> _EXERCISE AIM_
Reproduce the listing word for word. Skip any image.

[Records with drawing code]
[BEGIN]

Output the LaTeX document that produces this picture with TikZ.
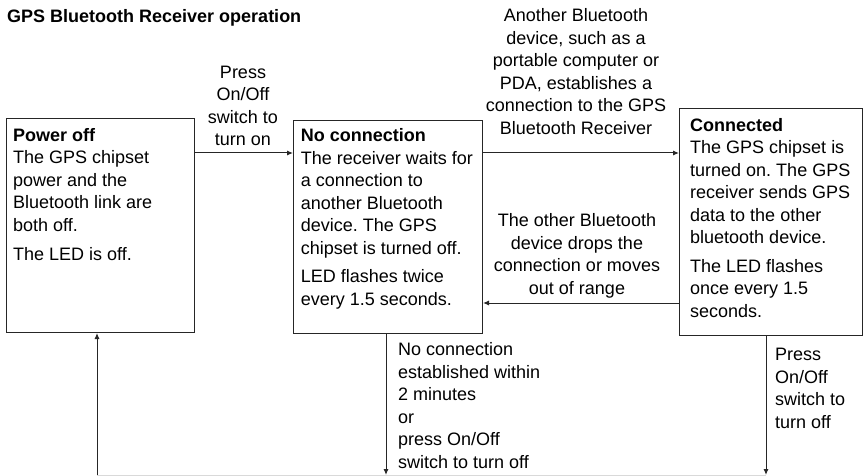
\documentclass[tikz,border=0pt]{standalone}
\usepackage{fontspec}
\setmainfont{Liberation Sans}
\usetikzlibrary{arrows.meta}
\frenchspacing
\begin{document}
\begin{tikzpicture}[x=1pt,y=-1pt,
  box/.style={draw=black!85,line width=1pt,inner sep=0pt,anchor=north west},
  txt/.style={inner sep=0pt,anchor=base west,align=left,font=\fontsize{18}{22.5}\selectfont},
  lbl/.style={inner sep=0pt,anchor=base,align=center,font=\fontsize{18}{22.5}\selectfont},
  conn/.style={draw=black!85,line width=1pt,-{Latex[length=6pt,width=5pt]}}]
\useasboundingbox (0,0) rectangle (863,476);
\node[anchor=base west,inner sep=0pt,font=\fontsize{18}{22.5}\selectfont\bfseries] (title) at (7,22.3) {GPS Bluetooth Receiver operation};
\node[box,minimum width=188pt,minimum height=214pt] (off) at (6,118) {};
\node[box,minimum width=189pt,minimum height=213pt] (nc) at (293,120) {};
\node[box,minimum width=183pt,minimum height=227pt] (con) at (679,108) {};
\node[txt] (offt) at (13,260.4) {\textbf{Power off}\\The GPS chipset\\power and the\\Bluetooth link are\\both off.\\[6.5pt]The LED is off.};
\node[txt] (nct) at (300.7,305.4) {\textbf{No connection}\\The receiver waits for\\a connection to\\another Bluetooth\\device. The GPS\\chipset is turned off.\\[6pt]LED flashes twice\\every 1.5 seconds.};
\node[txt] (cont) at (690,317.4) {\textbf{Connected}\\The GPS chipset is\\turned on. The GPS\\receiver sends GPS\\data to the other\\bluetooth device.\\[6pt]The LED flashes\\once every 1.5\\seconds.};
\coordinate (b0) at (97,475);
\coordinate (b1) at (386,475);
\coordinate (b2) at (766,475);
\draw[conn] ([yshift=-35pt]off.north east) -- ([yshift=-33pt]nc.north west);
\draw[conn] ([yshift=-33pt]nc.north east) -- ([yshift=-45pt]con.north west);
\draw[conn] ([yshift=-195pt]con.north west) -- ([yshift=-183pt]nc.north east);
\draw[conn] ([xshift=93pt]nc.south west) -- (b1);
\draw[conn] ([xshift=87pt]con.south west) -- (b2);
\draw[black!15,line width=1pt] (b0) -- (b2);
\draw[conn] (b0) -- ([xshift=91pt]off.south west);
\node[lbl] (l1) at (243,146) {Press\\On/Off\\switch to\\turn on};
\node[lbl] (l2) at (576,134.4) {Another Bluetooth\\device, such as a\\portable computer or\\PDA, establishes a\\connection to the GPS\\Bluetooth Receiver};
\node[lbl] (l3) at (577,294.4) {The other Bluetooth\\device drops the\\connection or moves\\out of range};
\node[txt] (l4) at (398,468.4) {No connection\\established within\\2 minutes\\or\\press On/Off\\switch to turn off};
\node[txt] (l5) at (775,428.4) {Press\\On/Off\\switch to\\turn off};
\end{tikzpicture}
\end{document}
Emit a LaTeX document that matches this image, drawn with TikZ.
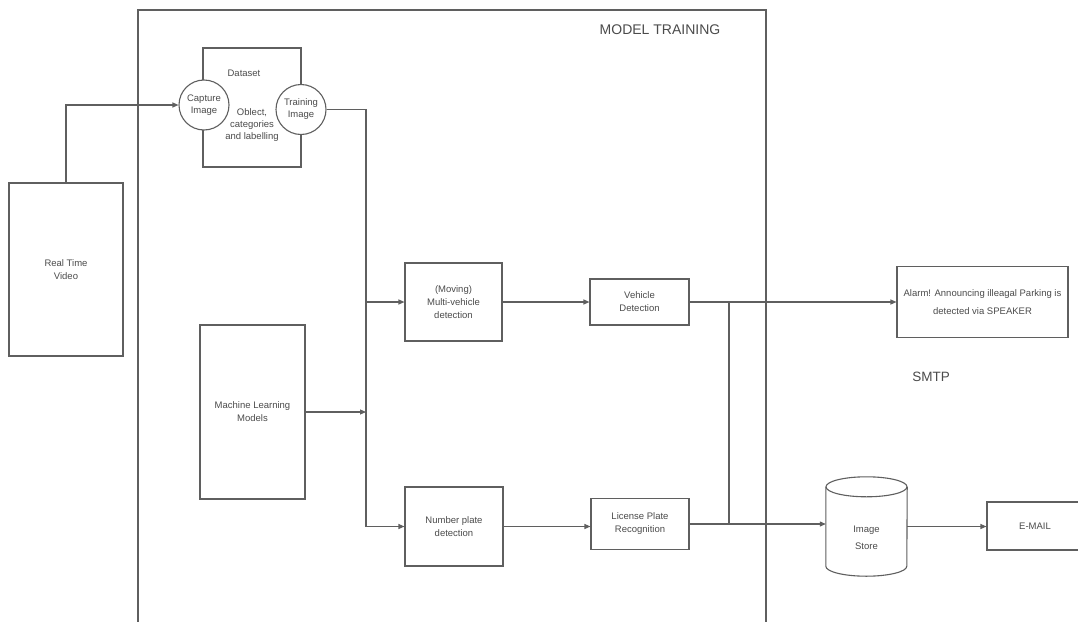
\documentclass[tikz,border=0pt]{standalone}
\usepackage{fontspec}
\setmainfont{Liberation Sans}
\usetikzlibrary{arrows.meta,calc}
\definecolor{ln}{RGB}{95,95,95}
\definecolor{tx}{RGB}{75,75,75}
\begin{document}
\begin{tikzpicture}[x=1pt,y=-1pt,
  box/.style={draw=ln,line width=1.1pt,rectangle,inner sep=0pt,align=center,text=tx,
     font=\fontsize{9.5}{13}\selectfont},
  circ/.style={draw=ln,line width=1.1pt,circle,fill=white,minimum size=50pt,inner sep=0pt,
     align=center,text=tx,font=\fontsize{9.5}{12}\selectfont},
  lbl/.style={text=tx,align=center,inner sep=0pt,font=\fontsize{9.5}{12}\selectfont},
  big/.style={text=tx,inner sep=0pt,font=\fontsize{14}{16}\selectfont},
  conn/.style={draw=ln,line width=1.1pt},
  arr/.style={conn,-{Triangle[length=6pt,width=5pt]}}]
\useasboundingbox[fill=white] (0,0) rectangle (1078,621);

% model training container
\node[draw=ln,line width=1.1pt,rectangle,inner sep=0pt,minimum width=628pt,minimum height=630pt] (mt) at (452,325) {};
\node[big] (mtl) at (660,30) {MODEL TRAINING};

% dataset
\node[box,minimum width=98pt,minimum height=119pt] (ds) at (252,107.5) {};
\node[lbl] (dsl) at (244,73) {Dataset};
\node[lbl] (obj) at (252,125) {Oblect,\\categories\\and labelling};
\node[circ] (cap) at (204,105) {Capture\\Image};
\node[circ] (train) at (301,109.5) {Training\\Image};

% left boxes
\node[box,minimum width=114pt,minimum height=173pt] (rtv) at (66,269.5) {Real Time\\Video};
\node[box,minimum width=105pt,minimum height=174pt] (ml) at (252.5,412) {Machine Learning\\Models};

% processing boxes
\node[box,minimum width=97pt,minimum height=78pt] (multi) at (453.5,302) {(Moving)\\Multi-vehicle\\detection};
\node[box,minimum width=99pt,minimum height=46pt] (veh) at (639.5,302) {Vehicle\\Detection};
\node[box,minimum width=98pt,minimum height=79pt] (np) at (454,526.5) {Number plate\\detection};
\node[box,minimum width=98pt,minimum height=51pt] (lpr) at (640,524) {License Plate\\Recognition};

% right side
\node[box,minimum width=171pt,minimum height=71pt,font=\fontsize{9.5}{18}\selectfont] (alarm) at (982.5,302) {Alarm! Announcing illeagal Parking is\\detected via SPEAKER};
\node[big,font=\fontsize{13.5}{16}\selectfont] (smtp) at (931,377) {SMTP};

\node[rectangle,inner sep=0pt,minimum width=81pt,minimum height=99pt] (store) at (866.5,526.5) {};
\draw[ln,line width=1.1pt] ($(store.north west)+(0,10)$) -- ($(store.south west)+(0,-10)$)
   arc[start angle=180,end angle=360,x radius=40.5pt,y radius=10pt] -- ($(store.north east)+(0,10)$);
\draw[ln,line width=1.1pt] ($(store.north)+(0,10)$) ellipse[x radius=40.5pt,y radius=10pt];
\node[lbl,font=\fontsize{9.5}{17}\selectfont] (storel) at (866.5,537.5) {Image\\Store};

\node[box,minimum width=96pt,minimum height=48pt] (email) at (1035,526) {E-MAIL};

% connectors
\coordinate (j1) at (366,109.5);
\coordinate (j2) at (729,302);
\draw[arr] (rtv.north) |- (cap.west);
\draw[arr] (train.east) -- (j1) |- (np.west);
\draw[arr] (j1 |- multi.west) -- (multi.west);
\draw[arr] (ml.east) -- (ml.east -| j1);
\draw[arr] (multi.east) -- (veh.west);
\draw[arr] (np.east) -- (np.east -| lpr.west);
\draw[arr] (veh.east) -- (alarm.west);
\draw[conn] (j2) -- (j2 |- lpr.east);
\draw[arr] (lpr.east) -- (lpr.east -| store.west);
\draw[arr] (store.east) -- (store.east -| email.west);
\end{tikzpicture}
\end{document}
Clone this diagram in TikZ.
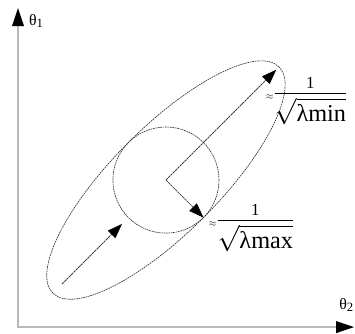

[END]

> _SOLVED EXERCISE_
Output the LaTeX document that produces this picture with TikZ.
\documentclass[tikz,border=0pt]{standalone}
\usepackage{fontspec}
\setmainfont{Liberation Sans}
\usetikzlibrary{arrows.meta}
\frenchspacing
\begin{document}
\begin{tikzpicture}[x=1pt,y=-1pt,
  box/.style={draw=black!85,line width=1pt,inner sep=0pt,anchor=north west},
  txt/.style={inner sep=0pt,anchor=base west,align=left,font=\fontsize{18}{22.5}\selectfont},
  lbl/.style={inner sep=0pt,anchor=base,align=center,font=\fontsize{18}{22.5}\selectfont},
  conn/.style={draw=black!85,line width=1pt,-{Latex[length=6pt,width=5pt]}}]
\useasboundingbox (0,0) rectangle (863,476);
\node[anchor=base west,inner sep=0pt,font=\fontsize{18}{22.5}\selectfont\bfseries] (title) at (7,22.3) {GPS Bluetooth Receiver operation};
\node[box,minimum width=188pt,minimum height=214pt] (off) at (6,118) {};
\node[box,minimum width=189pt,minimum height=213pt] (nc) at (293,120) {};
\node[box,minimum width=183pt,minimum height=227pt] (con) at (679,108) {};
\node[txt] (offt) at (13,260.4) {\textbf{Power off}\\The GPS chipset\\power and the\\Bluetooth link are\\both off.\\[6.5pt]The LED is off.};
\node[txt] (nct) at (300.7,305.4) {\textbf{No connection}\\The receiver waits for\\a connection to\\another Bluetooth\\device. The GPS\\chipset is turned off.\\[6pt]LED flashes twice\\every 1.5 seconds.};
\node[txt] (cont) at (690,317.4) {\textbf{Connected}\\The GPS chipset is\\turned on. The GPS\\receiver sends GPS\\data to the other\\bluetooth device.\\[6pt]The LED flashes\\once every 1.5\\seconds.};
\coordinate (b0) at (97,475);
\coordinate (b1) at (386,475);
\coordinate (b2) at (766,475);
\draw[conn] ([yshift=-35pt]off.north east) -- ([yshift=-33pt]nc.north west);
\draw[conn] ([yshift=-33pt]nc.north east) -- ([yshift=-45pt]con.north west);
\draw[conn] ([yshift=-195pt]con.north west) -- ([yshift=-183pt]nc.north east);
\draw[conn] ([xshift=93pt]nc.south west) -- (b1);
\draw[conn] ([xshift=87pt]con.south west) -- (b2);
\draw[black!15,line width=1pt] (b0) -- (b2);
\draw[conn] (b0) -- ([xshift=91pt]off.south west);
\node[lbl] (l1) at (243,146) {Press\\On/Off\\switch to\\turn on};
\node[lbl] (l2) at (576,134.4) {Another Bluetooth\\device, such as a\\portable computer or\\PDA, establishes a\\connection to the GPS\\Bluetooth Receiver};
\node[lbl] (l3) at (577,294.4) {The other Bluetooth\\device drops the\\connection or moves\\out of range};
\node[txt] (l4) at (398,468.4) {No connection\\established within\\2 minutes\\or\\press On/Off\\switch to turn off};
\node[txt] (l5) at (775,428.4) {Press\\On/Off\\switch to\\turn off};
\end{tikzpicture}
\end{document}
Emit a LaTeX document that matches this image, drawn with TikZ.
\documentclass[tikz,border=0pt]{standalone}
\usepackage{fontspec}
\setmainfont{Liberation Sans}
\usetikzlibrary{arrows.meta,calc}
\definecolor{ln}{RGB}{95,95,95}
\definecolor{tx}{RGB}{75,75,75}
\begin{document}
\begin{tikzpicture}[x=1pt,y=-1pt,
  box/.style={draw=ln,line width=1.1pt,rectangle,inner sep=0pt,align=center,text=tx,
     font=\fontsize{9.5}{13}\selectfont},
  circ/.style={draw=ln,line width=1.1pt,circle,fill=white,minimum size=50pt,inner sep=0pt,
     align=center,text=tx,font=\fontsize{9.5}{12}\selectfont},
  lbl/.style={text=tx,align=center,inner sep=0pt,font=\fontsize{9.5}{12}\selectfont},
  big/.style={text=tx,inner sep=0pt,font=\fontsize{14}{16}\selectfont},
  conn/.style={draw=ln,line width=1.1pt},
  arr/.style={conn,-{Triangle[length=6pt,width=5pt]}}]
\useasboundingbox[fill=white] (0,0) rectangle (1078,621);

% model training container
\node[draw=ln,line width=1.1pt,rectangle,inner sep=0pt,minimum width=628pt,minimum height=630pt] (mt) at (452,325) {};
\node[big] (mtl) at (660,30) {MODEL TRAINING};

% dataset
\node[box,minimum width=98pt,minimum height=119pt] (ds) at (252,107.5) {};
\node[lbl] (dsl) at (244,73) {Dataset};
\node[lbl] (obj) at (252,125) {Oblect,\\categories\\and labelling};
\node[circ] (cap) at (204,105) {Capture\\Image};
\node[circ] (train) at (301,109.5) {Training\\Image};

% left boxes
\node[box,minimum width=114pt,minimum height=173pt] (rtv) at (66,269.5) {Real Time\\Video};
\node[box,minimum width=105pt,minimum height=174pt] (ml) at (252.5,412) {Machine Learning\\Models};

% processing boxes
\node[box,minimum width=97pt,minimum height=78pt] (multi) at (453.5,302) {(Moving)\\Multi-vehicle\\detection};
\node[box,minimum width=99pt,minimum height=46pt] (veh) at (639.5,302) {Vehicle\\Detection};
\node[box,minimum width=98pt,minimum height=79pt] (np) at (454,526.5) {Number plate\\detection};
\node[box,minimum width=98pt,minimum height=51pt] (lpr) at (640,524) {License Plate\\Recognition};

% right side
\node[box,minimum width=171pt,minimum height=71pt,font=\fontsize{9.5}{18}\selectfont] (alarm) at (982.5,302) {Alarm! Announcing illeagal Parking is\\detected via SPEAKER};
\node[big,font=\fontsize{13.5}{16}\selectfont] (smtp) at (931,377) {SMTP};

\node[rectangle,inner sep=0pt,minimum width=81pt,minimum height=99pt] (store) at (866.5,526.5) {};
\draw[ln,line width=1.1pt] ($(store.north west)+(0,10)$) -- ($(store.south west)+(0,-10)$)
   arc[start angle=180,end angle=360,x radius=40.5pt,y radius=10pt] -- ($(store.north east)+(0,10)$);
\draw[ln,line width=1.1pt] ($(store.north)+(0,10)$) ellipse[x radius=40.5pt,y radius=10pt];
\node[lbl,font=\fontsize{9.5}{17}\selectfont] (storel) at (866.5,537.5) {Image\\Store};

\node[box,minimum width=96pt,minimum height=48pt] (email) at (1035,526) {E-MAIL};

% connectors
\coordinate (j1) at (366,109.5);
\coordinate (j2) at (729,302);
\draw[arr] (rtv.north) |- (cap.west);
\draw[arr] (train.east) -- (j1) |- (np.west);
\draw[arr] (j1 |- multi.west) -- (multi.west);
\draw[arr] (ml.east) -- (ml.east -| j1);
\draw[arr] (multi.east) -- (veh.west);
\draw[arr] (np.east) -- (np.east -| lpr.west);
\draw[arr] (veh.east) -- (alarm.west);
\draw[conn] (j2) -- (j2 |- lpr.east);
\draw[arr] (lpr.east) -- (lpr.east -| store.west);
\draw[arr] (store.east) -- (store.east -| email.west);
\end{tikzpicture}
\end{document}
Clone this diagram in TikZ.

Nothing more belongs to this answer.